Le Sénat a aussi ouvert la voie à la réintroduction en France de l’acétamipride, un insecticide de la famille des néonicotinoïdes. Ce pesticide, qui tue les abeilles, avait pourtant été interdit en 2018. Comment réagissez-vous ?

Ce néonicotinoïde, interdit en France, est autorisé par la réglementation européenne. Les sénateurs voulaient donc une réintroduction large, accessible à toutes les cultures, tout le temps, mais le gouvernement s’y est opposé. Les sénateurs se sont repliés sur un amendement qui restreint l’usage à des filières qui sont orphelines de traitement et condamnées à mort.

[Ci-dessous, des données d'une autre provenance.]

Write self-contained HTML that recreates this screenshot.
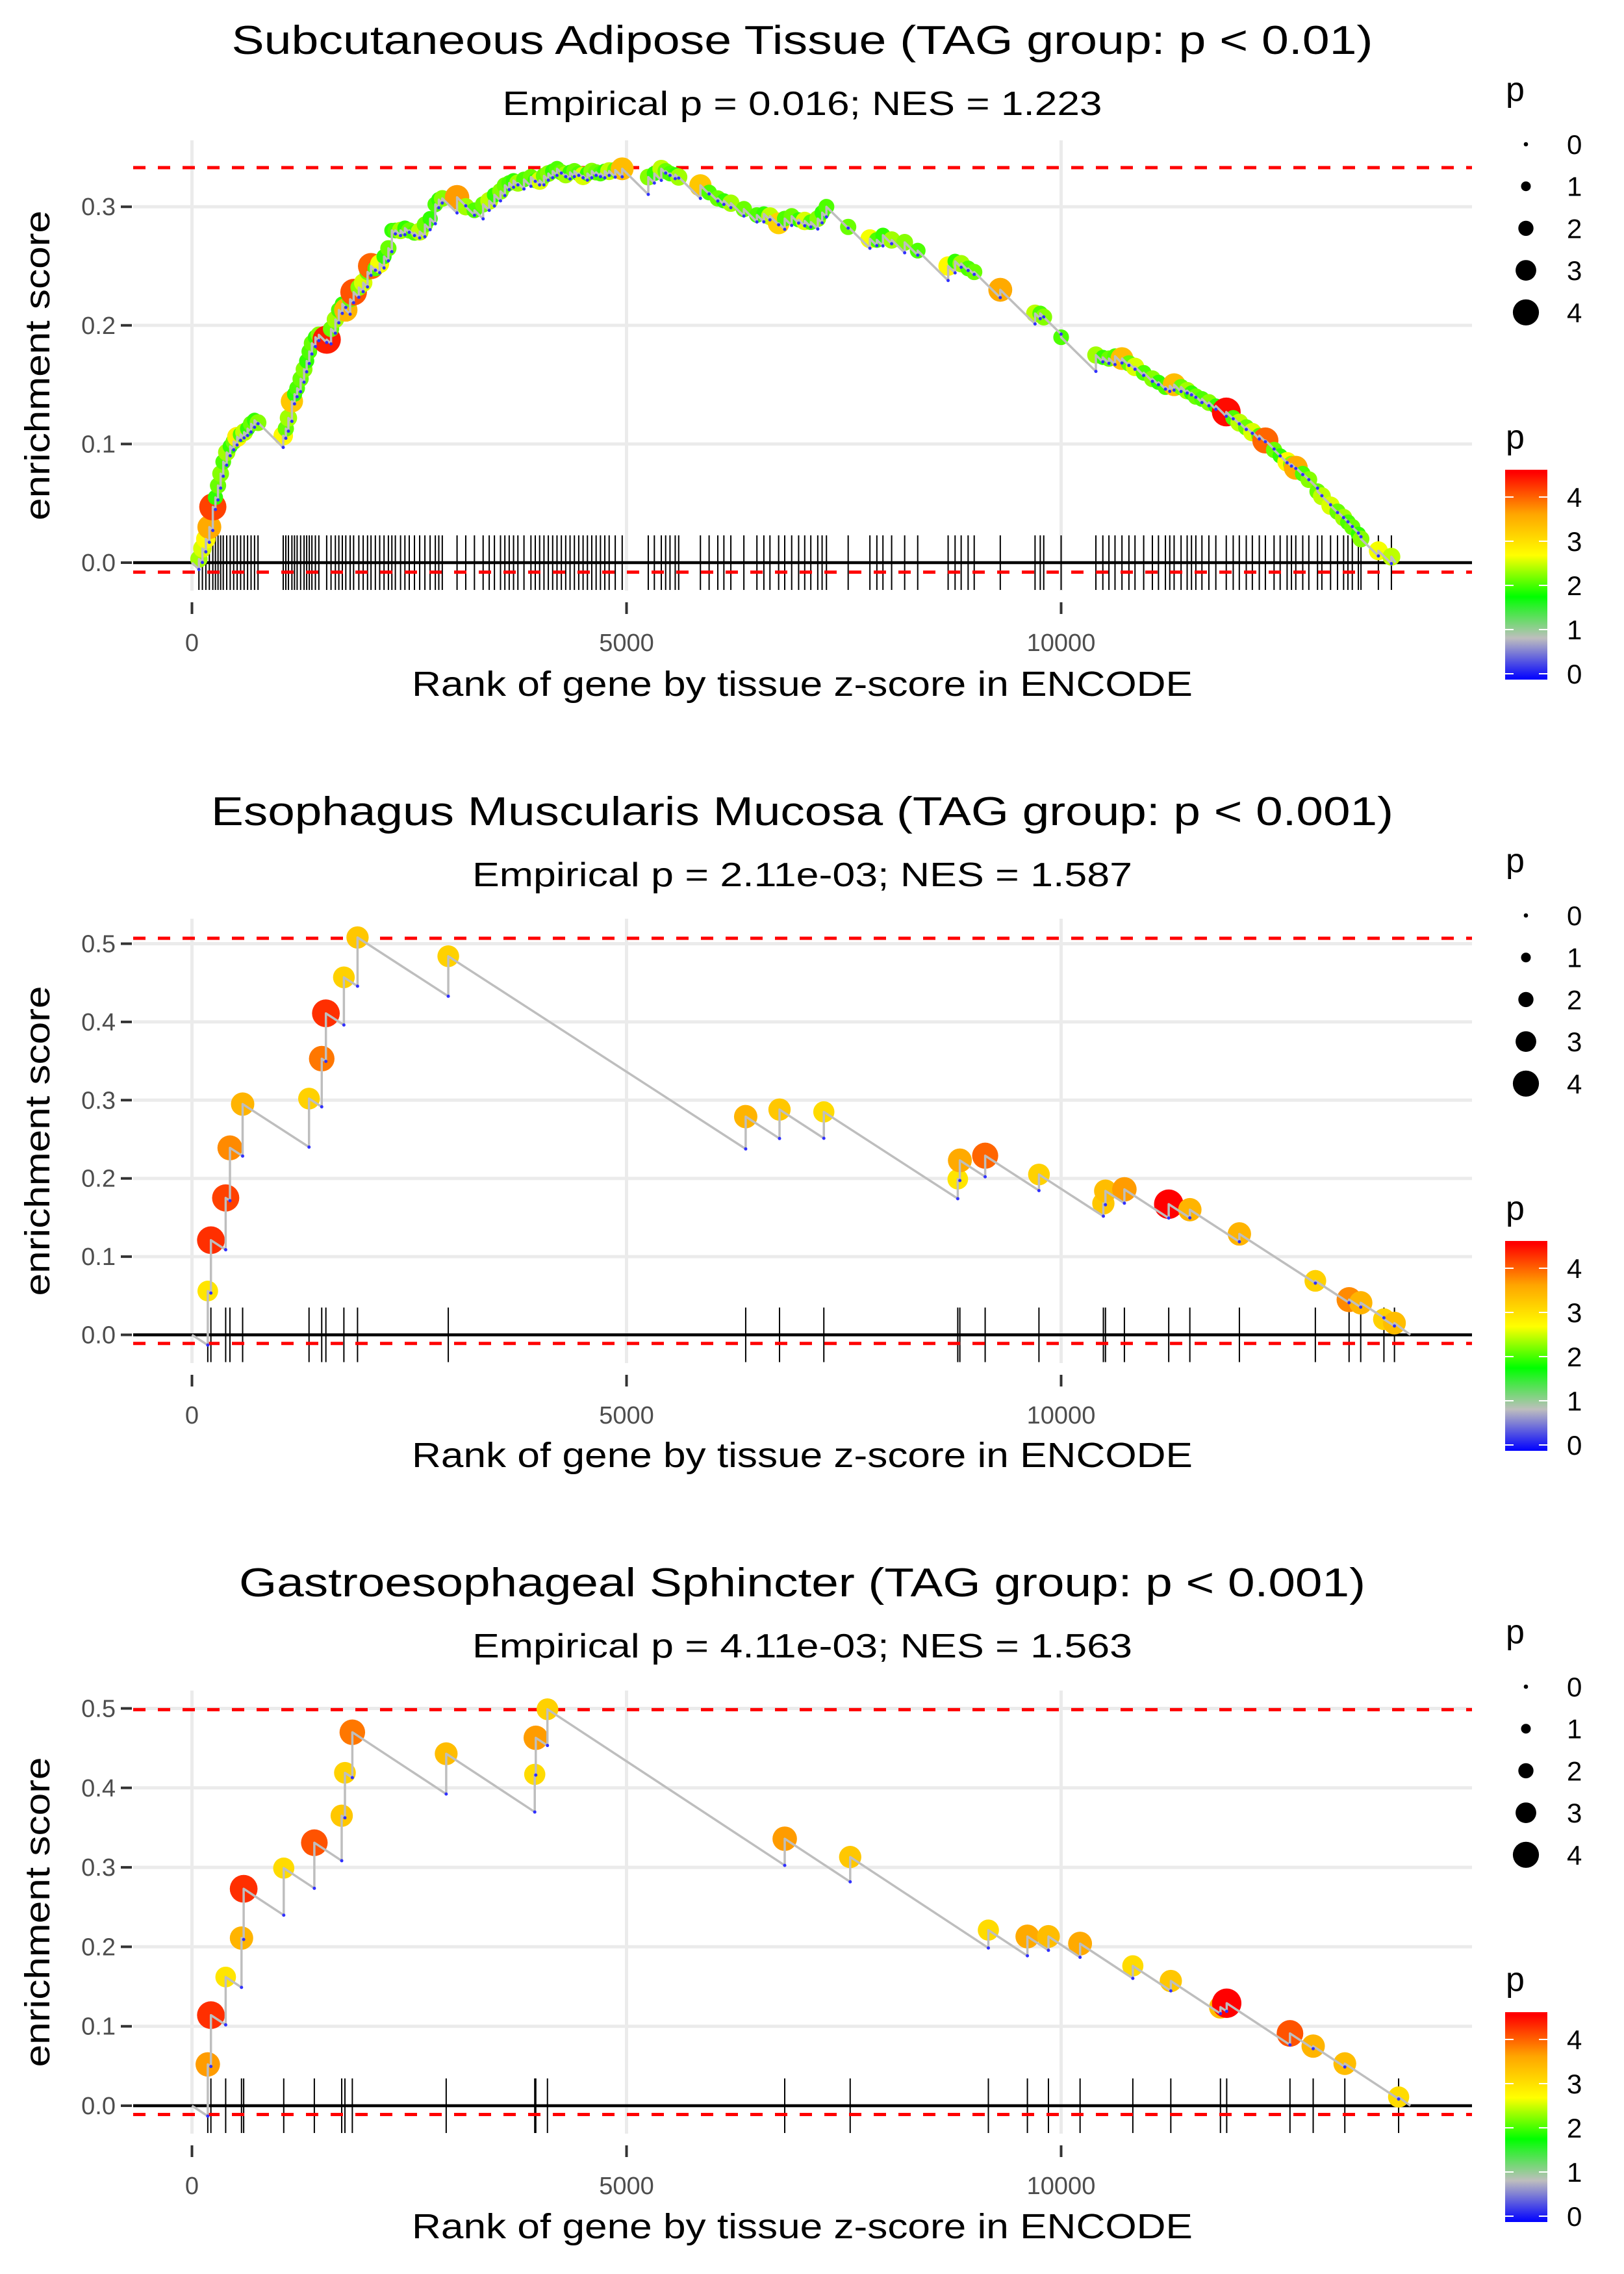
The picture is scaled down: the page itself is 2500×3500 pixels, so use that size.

C’est le cas de la filière noisette par exemple. Pour l’instant, il n’y a pas d’alternative, leur rendement a baissé de 70 %. Conserver de la souveraineté est une nécessité, car la France est le 4e consommateur au monde de noisettes. Et on importe énormément de noisettes turques ou italiennes, traitées à l’acétamipride. Le gouvernement a donc opté pour un avis de sagesse, ce sera au Parlement d’arbitrer cette question.

L’accord commercial avec le Mercosur a été scellé par l’UE, malgré le refus de la France. Ou en sont les négociations pour obtenir une minorité de blocage au Conseil européen ?

Ce que j’observe, c’est qu’il n’y a pas une adhésion globale, à part dans quelques pays, comme l’Espagne, le Portugal, l’Allemagne… mais vous avez les Pays-Bas qui sont réticents, les Belges qui ne veulent pas le voter, la Pologne est vent debout. Dès que je peux, j’irai aussi en Italie pour continuer notre travail d’alerte, de sensibilisation et obtenir cette minorité de blocage.

La Commission européenne a confirmé préparer une réserve d’au moins 1 milliard d’euros pour soutenir les agriculteurs qui seraient perdants avec l’accord. Est-ce suffisant ?

C’est ridicule. Pour les 27 pays, 1 milliard ? Vous imaginez ? C’est absolument dérisoire. C’est un marché de dupes, car c’est le plus gros accord commercial jamais conclu. Et il y a des filières qui vont en souffrir terriblement. Le sucre, la volaille, le bœuf, l’éthanol…. Dans les accords commerciaux de libre-échange, ce sont toujours les mêmes filières qui trinquent.